* _What is expected_:
Please output every line of the material as it stands, without the pictures.

* _Dataset section_:
____

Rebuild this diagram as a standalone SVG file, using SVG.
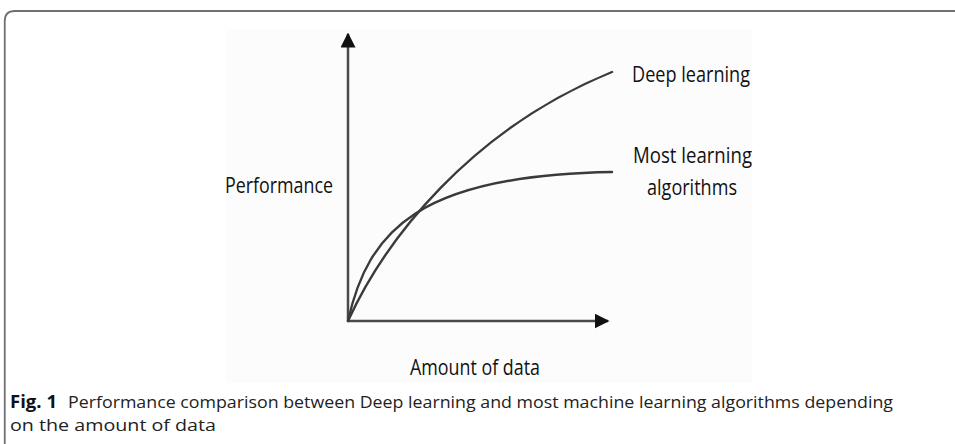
<svg xmlns="http://www.w3.org/2000/svg" width="955" height="444" viewBox="0 0 955 444">
  <style>
    .axis { stroke: #4a4a4a; stroke-width: 2.5; fill: none; }
    .curve { stroke: #3a3a3a; stroke-width: 2.4; fill: none; stroke-linecap: round; }
    .lbl { font-family: "Open Sans", "Liberation Sans", sans-serif; font-size: 22px; fill: #111; }
    .cap { font-family: "Open Sans", "Liberation Sans", sans-serif; font-size: 17px; fill: #222; }
    .capb { font-family: "Open Sans", "Liberation Sans", sans-serif; font-size: 17px; font-weight: bold; fill: #111; }
  </style>
  <defs>
    <marker id="arrow" viewBox="0 0 10 10" refX="9" refY="5" markerWidth="6" markerHeight="6" markerUnits="strokeWidth" orient="auto">
      <path d="M0,0 L10,5 L0,10 Z" fill="#111"/>
    </marker>
  </defs>
  <rect width="955" height="444" fill="#ffffff"/>

  <!-- figure frame, open to the right and bottom -->
  <path d="M4.75,444 V21 Q4.75,11 14.75,11 H955" fill="none" stroke="#707070" stroke-width="1.8"/>

  <!-- plot area backdrop -->
  <rect x="226" y="29" width="526" height="354" fill="#fcfcfc"/>

  <!-- axes -->
  <g id="axes">
    <line class="axis" x1="348" y1="321" x2="348" y2="34" marker-end="url(#arrow)"/>
    <line class="axis" x1="348" y1="321" x2="608" y2="321" marker-end="url(#arrow)"/>
  </g>

  <!-- performance curves -->
  <g id="connectors">
    <path id="deep-learning-curve" class="curve" d="M348,321 C385,240 470,130 612,72"/>
    <path id="most-learning-curve" class="curve" d="M348,321 C368,230 420,175 612,172"/>
  </g>

  <g id="y-label"><text class="lbl" x="225" y="193" textLength="108" lengthAdjust="spacingAndGlyphs">Performance</text></g>
  <g id="x-label"><text class="lbl" x="410" y="375" textLength="130" lengthAdjust="spacingAndGlyphs">Amount of data</text></g>
  <g id="deep-label"><text class="lbl" x="632" y="82" textLength="118" lengthAdjust="spacingAndGlyphs">Deep learning</text></g>
  <g id="most-label">
    <text class="lbl" x="633" y="163" textLength="119" lengthAdjust="spacingAndGlyphs">Most learning</text>
    <text class="lbl" x="647" y="195" textLength="90" lengthAdjust="spacingAndGlyphs">algorithms</text>
  </g>

  <!-- caption -->
  <g id="caption">
    <text class="capb" x="10" y="408" textLength="47" lengthAdjust="spacingAndGlyphs">Fig. 1</text>
    <text class="cap" x="68" y="408" textLength="825" lengthAdjust="spacingAndGlyphs">Performance comparison between Deep learning and most machine learning algorithms depending</text>
    <text class="cap" x="10" y="431" textLength="206" lengthAdjust="spacingAndGlyphs">on the amount of data</text>
  </g>
</svg>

____

* _Answer to this problem_:
Rebuild this diagram as a standalone SVG file, using SVG.
<svg xmlns="http://www.w3.org/2000/svg" width="955" height="444" viewBox="0 0 955 444">
  <style>
    .axis { stroke: #4a4a4a; stroke-width: 2.5; fill: none; }
    .curve { stroke: #3a3a3a; stroke-width: 2.4; fill: none; stroke-linecap: round; }
    .lbl { font-family: "Open Sans", "Liberation Sans", sans-serif; font-size: 22px; fill: #111; }
    .cap { font-family: "Open Sans", "Liberation Sans", sans-serif; font-size: 17px; fill: #222; }
    .capb { font-family: "Open Sans", "Liberation Sans", sans-serif; font-size: 17px; font-weight: bold; fill: #111; }
  </style>
  <defs>
    <marker id="arrow" viewBox="0 0 10 10" refX="9" refY="5" markerWidth="6" markerHeight="6" markerUnits="strokeWidth" orient="auto">
      <path d="M0,0 L10,5 L0,10 Z" fill="#111"/>
    </marker>
  </defs>
  <rect width="955" height="444" fill="#ffffff"/>

  <!-- figure frame, open to the right and bottom -->
  <path d="M4.75,444 V21 Q4.75,11 14.75,11 H955" fill="none" stroke="#707070" stroke-width="1.8"/>

  <!-- plot area backdrop -->
  <rect x="226" y="29" width="526" height="354" fill="#fcfcfc"/>

  <!-- axes -->
  <g id="axes">
    <line class="axis" x1="348" y1="321" x2="348" y2="34" marker-end="url(#arrow)"/>
    <line class="axis" x1="348" y1="321" x2="608" y2="321" marker-end="url(#arrow)"/>
  </g>

  <!-- performance curves -->
  <g id="connectors">
    <path id="deep-learning-curve" class="curve" d="M348,321 C385,240 470,130 612,72"/>
    <path id="most-learning-curve" class="curve" d="M348,321 C368,230 420,175 612,172"/>
  </g>

  <g id="y-label"><text class="lbl" x="225" y="193" textLength="108" lengthAdjust="spacingAndGlyphs">Performance</text></g>
  <g id="x-label"><text class="lbl" x="410" y="375" textLength="130" lengthAdjust="spacingAndGlyphs">Amount of data</text></g>
  <g id="deep-label"><text class="lbl" x="632" y="82" textLength="118" lengthAdjust="spacingAndGlyphs">Deep learning</text></g>
  <g id="most-label">
    <text class="lbl" x="633" y="163" textLength="119" lengthAdjust="spacingAndGlyphs">Most learning</text>
    <text class="lbl" x="647" y="195" textLength="90" lengthAdjust="spacingAndGlyphs">algorithms</text>
  </g>

  <!-- caption -->
  <g id="caption">
    <text class="capb" x="10" y="408" textLength="47" lengthAdjust="spacingAndGlyphs">Fig. 1</text>
    <text class="cap" x="68" y="408" textLength="825" lengthAdjust="spacingAndGlyphs">Performance comparison between Deep learning and most machine learning algorithms depending</text>
    <text class="cap" x="10" y="431" textLength="206" lengthAdjust="spacingAndGlyphs">on the amount of data</text>
  </g>
</svg>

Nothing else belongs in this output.